Maravilhoso personagem, esse tal de motociclista. Muitas motos eu
tive, mas jamais fui um verdadeiro motociclista, erro que, em tempo,
trato agora de desfazer. Mais que uma nova moto, a moto dos meus
sonhos.


Mais que apenas uma moto, o rompimento dos grilhões que a mim impunham
o medo e o preconceito e que por tanto tempo me impediram de desfrutar
de tantas aventuras e amizades. Deus sabe o tempo que perdi e as
experiências que deixei de vivenciar. Se antes olhava-os com
estranheza, mesmo sendo proprietário de uma moto (mas não um
motociclista), vejo-os agora com profunda admiração e, quando não
estou junto, com uma deliciosa pontinha de inveja.
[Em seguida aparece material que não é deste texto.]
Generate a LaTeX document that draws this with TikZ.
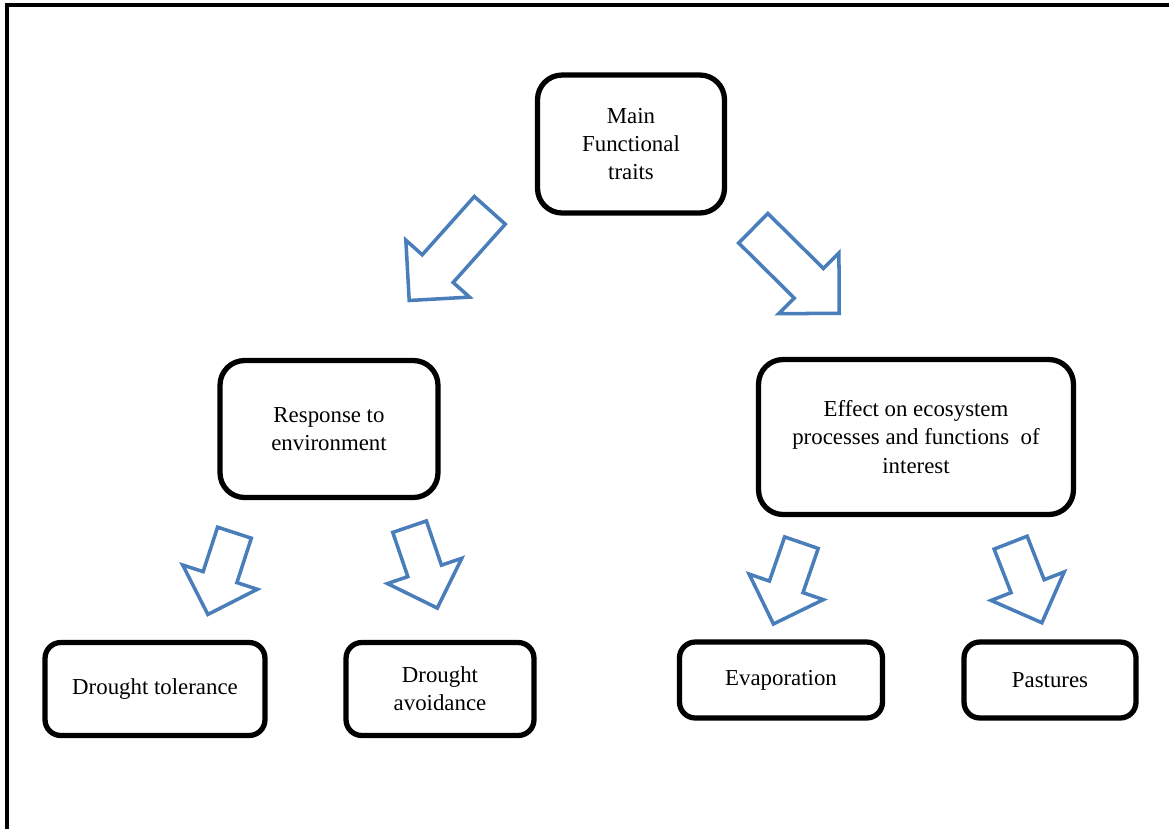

O interessante, é que conheço pessoas que jamais possuíram moto, mas
que estão em perfeita sintonia com o ideal motociclista. Algumas
chegam até mesmo a participar de encontros e listas de discussão, não
que isto seja imprescindível ou importante. O que importa é a
filosofia envolvida.


Hoje, minha esposa e eu, montados em nossos sonhos, planejamos, ainda
timidamente, lances cada vez maiores, sempre dispostos a encontrar
novos velhos amigos, que certamente nos acolherão de braços abertos.
Talvez, com um pouco de sorte, encontremos algum motorista que, em seu
automóvel, note e ache estranho aquele personagem que, passando em uma
motocicleta, com o vento no rosto, ainda que sob chuva ou frio,
mostre-se alheio a tudo e feliz, exibindo um largo e incompreensível
sorriso estampado no rosto.


Quem sabe ganhemos, então, mais um irmão motociclista para o nosso grupo.